Written request » Extract the full listing verbatim and drop any pictures from your copy.

Data shown »
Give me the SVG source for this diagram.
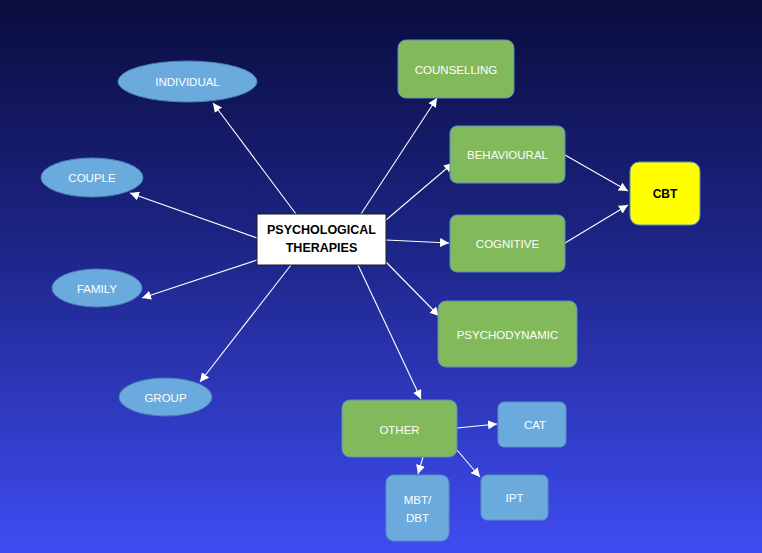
<svg xmlns="http://www.w3.org/2000/svg" width="762" height="553" viewBox="0 0 762 553">
<defs>
<linearGradient id="bg" x1="0" y1="0" x2="0" y2="1">
<stop offset="0" stop-color="#0a0d3e"/>
<stop offset="0.45" stop-color="#1d2587"/>
<stop offset="1" stop-color="#3f4cf2"/>
</linearGradient>
<marker id="ah" viewBox="0 0 10 10" refX="10" refY="5" markerWidth="9" markerHeight="9" markerUnits="userSpaceOnUse" orient="auto">
<path d="M0,0 L10,5 L0,10 z" fill="#ffffff"/>
</marker>
<style>
.ell{fill:#6aaadc;stroke:#4b82b8;stroke-width:1}
.grn{fill:#82b95a;stroke:#5b8fc0;stroke-width:1}
.lb{fill:#6aaadc;stroke:#5b8fc0;stroke-width:1}
.t{font-family:"Liberation Sans",Arial,sans-serif;font-size:11.5px;fill:#ffffff;text-anchor:middle;dominant-baseline:central}
.b{font-family:"Liberation Sans",Arial,sans-serif;font-size:12.5px;font-weight:bold;fill:#000000;text-anchor:middle;dominant-baseline:central}
.c line{stroke:#ffffff;stroke-width:1.1;marker-end:url(#ah)}
</style>
</defs>
<rect width="762" height="553" fill="url(#bg)"/>
<g class="c" id="connectors">
<line x1="296" y1="214" x2="213" y2="103"/>
<line x1="257" y1="238" x2="130" y2="193"/>
<line x1="257" y1="260" x2="142" y2="298"/>
<line x1="291" y1="265" x2="200" y2="382"/>
<line x1="361" y1="214" x2="437" y2="98"/>
<line x1="386" y1="220" x2="453" y2="163"/>
<line x1="386" y1="240" x2="449" y2="243"/>
<line x1="386" y1="262" x2="439" y2="316"/>
<line x1="358" y1="265" x2="421" y2="399"/>
<line x1="565" y1="155" x2="628" y2="191"/>
<line x1="565" y1="243" x2="628" y2="205"/>
<line x1="457" y1="428" x2="497" y2="424"/>
<line x1="423" y1="457" x2="418" y2="474"/>
<line x1="457" y1="450" x2="480" y2="477"/>
</g>
<g id="individual"><ellipse class="ell" cx="187.5" cy="81.5" rx="69.5" ry="20.5"/><text class="t" x="187.5" y="82">INDIVIDUAL</text></g>
<g id="couple"><ellipse class="ell" cx="92" cy="177.5" rx="51" ry="19.5"/><text class="t" x="92" y="178">COUPLE</text></g>
<g id="family"><ellipse class="ell" cx="97" cy="288" rx="45" ry="19"/><text class="t" x="97" y="289">FAMILY</text></g>
<g id="group"><ellipse class="ell" cx="165.5" cy="397" rx="46.5" ry="19"/><text class="t" x="165.5" y="398">GROUP</text></g>
<g id="center"><rect x="257" y="214" width="129" height="51" fill="#ffffff" stroke="#1a1a1a" stroke-width="1"/><text class="b" x="321.5" y="229.5">PSYCHOLOGICAL</text><text class="b" x="321.5" y="248">THERAPIES</text></g>
<g id="counselling"><rect class="grn" x="398" y="40" width="116" height="58" rx="8"/><text class="t" x="456" y="70">COUNSELLING</text></g>
<g id="behavioural"><rect class="grn" x="450" y="126" width="115" height="57" rx="7"/><text class="t" x="507.5" y="155">BEHAVIOURAL</text></g>
<g id="cognitive"><rect class="grn" x="450" y="215" width="115" height="57" rx="7"/><text class="t" x="507.5" y="244">COGNITIVE</text></g>
<g id="psychodynamic"><rect class="grn" x="438" y="301" width="139" height="66" rx="8"/><text class="t" x="507.5" y="335">PSYCHODYNAMIC</text></g>
<g id="cbt"><rect x="630" y="162" width="70" height="63" rx="9" fill="#ffff00" stroke="#5b8fc0" stroke-width="1"/><text class="b" x="665" y="194" style="font-size:12px">CBT</text></g>
<g id="other"><rect class="grn" x="342" y="400" width="115" height="57" rx="8"/><text class="t" x="399.5" y="430">OTHER</text></g>
<g id="cat"><rect class="lb" x="498" y="402" width="68" height="45" rx="6"/><text class="t" x="535" y="425">CAT</text></g>
<g id="mbtdbt"><rect class="lb" x="386" y="475" width="63" height="66" rx="8"/><text class="t" x="417.5" y="500">MBT/</text><text class="t" x="417.5" y="518">DBT</text></g>
<g id="ipt"><rect class="lb" x="481" y="475" width="67" height="45" rx="6"/><text class="t" x="514.5" y="498">IPT</text></g>
</svg>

Worked answer »
Give me the SVG source for this diagram.
<svg xmlns="http://www.w3.org/2000/svg" width="762" height="553" viewBox="0 0 762 553">
<defs>
<linearGradient id="bg" x1="0" y1="0" x2="0" y2="1">
<stop offset="0" stop-color="#0a0d3e"/>
<stop offset="0.45" stop-color="#1d2587"/>
<stop offset="1" stop-color="#3f4cf2"/>
</linearGradient>
<marker id="ah" viewBox="0 0 10 10" refX="10" refY="5" markerWidth="9" markerHeight="9" markerUnits="userSpaceOnUse" orient="auto">
<path d="M0,0 L10,5 L0,10 z" fill="#ffffff"/>
</marker>
<style>
.ell{fill:#6aaadc;stroke:#4b82b8;stroke-width:1}
.grn{fill:#82b95a;stroke:#5b8fc0;stroke-width:1}
.lb{fill:#6aaadc;stroke:#5b8fc0;stroke-width:1}
.t{font-family:"Liberation Sans",Arial,sans-serif;font-size:11.5px;fill:#ffffff;text-anchor:middle;dominant-baseline:central}
.b{font-family:"Liberation Sans",Arial,sans-serif;font-size:12.5px;font-weight:bold;fill:#000000;text-anchor:middle;dominant-baseline:central}
.c line{stroke:#ffffff;stroke-width:1.1;marker-end:url(#ah)}
</style>
</defs>
<rect width="762" height="553" fill="url(#bg)"/>
<g class="c" id="connectors">
<line x1="296" y1="214" x2="213" y2="103"/>
<line x1="257" y1="238" x2="130" y2="193"/>
<line x1="257" y1="260" x2="142" y2="298"/>
<line x1="291" y1="265" x2="200" y2="382"/>
<line x1="361" y1="214" x2="437" y2="98"/>
<line x1="386" y1="220" x2="453" y2="163"/>
<line x1="386" y1="240" x2="449" y2="243"/>
<line x1="386" y1="262" x2="439" y2="316"/>
<line x1="358" y1="265" x2="421" y2="399"/>
<line x1="565" y1="155" x2="628" y2="191"/>
<line x1="565" y1="243" x2="628" y2="205"/>
<line x1="457" y1="428" x2="497" y2="424"/>
<line x1="423" y1="457" x2="418" y2="474"/>
<line x1="457" y1="450" x2="480" y2="477"/>
</g>
<g id="individual"><ellipse class="ell" cx="187.5" cy="81.5" rx="69.5" ry="20.5"/><text class="t" x="187.5" y="82">INDIVIDUAL</text></g>
<g id="couple"><ellipse class="ell" cx="92" cy="177.5" rx="51" ry="19.5"/><text class="t" x="92" y="178">COUPLE</text></g>
<g id="family"><ellipse class="ell" cx="97" cy="288" rx="45" ry="19"/><text class="t" x="97" y="289">FAMILY</text></g>
<g id="group"><ellipse class="ell" cx="165.5" cy="397" rx="46.5" ry="19"/><text class="t" x="165.5" y="398">GROUP</text></g>
<g id="center"><rect x="257" y="214" width="129" height="51" fill="#ffffff" stroke="#1a1a1a" stroke-width="1"/><text class="b" x="321.5" y="229.5">PSYCHOLOGICAL</text><text class="b" x="321.5" y="248">THERAPIES</text></g>
<g id="counselling"><rect class="grn" x="398" y="40" width="116" height="58" rx="8"/><text class="t" x="456" y="70">COUNSELLING</text></g>
<g id="behavioural"><rect class="grn" x="450" y="126" width="115" height="57" rx="7"/><text class="t" x="507.5" y="155">BEHAVIOURAL</text></g>
<g id="cognitive"><rect class="grn" x="450" y="215" width="115" height="57" rx="7"/><text class="t" x="507.5" y="244">COGNITIVE</text></g>
<g id="psychodynamic"><rect class="grn" x="438" y="301" width="139" height="66" rx="8"/><text class="t" x="507.5" y="335">PSYCHODYNAMIC</text></g>
<g id="cbt"><rect x="630" y="162" width="70" height="63" rx="9" fill="#ffff00" stroke="#5b8fc0" stroke-width="1"/><text class="b" x="665" y="194" style="font-size:12px">CBT</text></g>
<g id="other"><rect class="grn" x="342" y="400" width="115" height="57" rx="8"/><text class="t" x="399.5" y="430">OTHER</text></g>
<g id="cat"><rect class="lb" x="498" y="402" width="68" height="45" rx="6"/><text class="t" x="535" y="425">CAT</text></g>
<g id="mbtdbt"><rect class="lb" x="386" y="475" width="63" height="66" rx="8"/><text class="t" x="417.5" y="500">MBT/</text><text class="t" x="417.5" y="518">DBT</text></g>
<g id="ipt"><rect class="lb" x="481" y="475" width="67" height="45" rx="6"/><text class="t" x="514.5" y="498">IPT</text></g>
</svg>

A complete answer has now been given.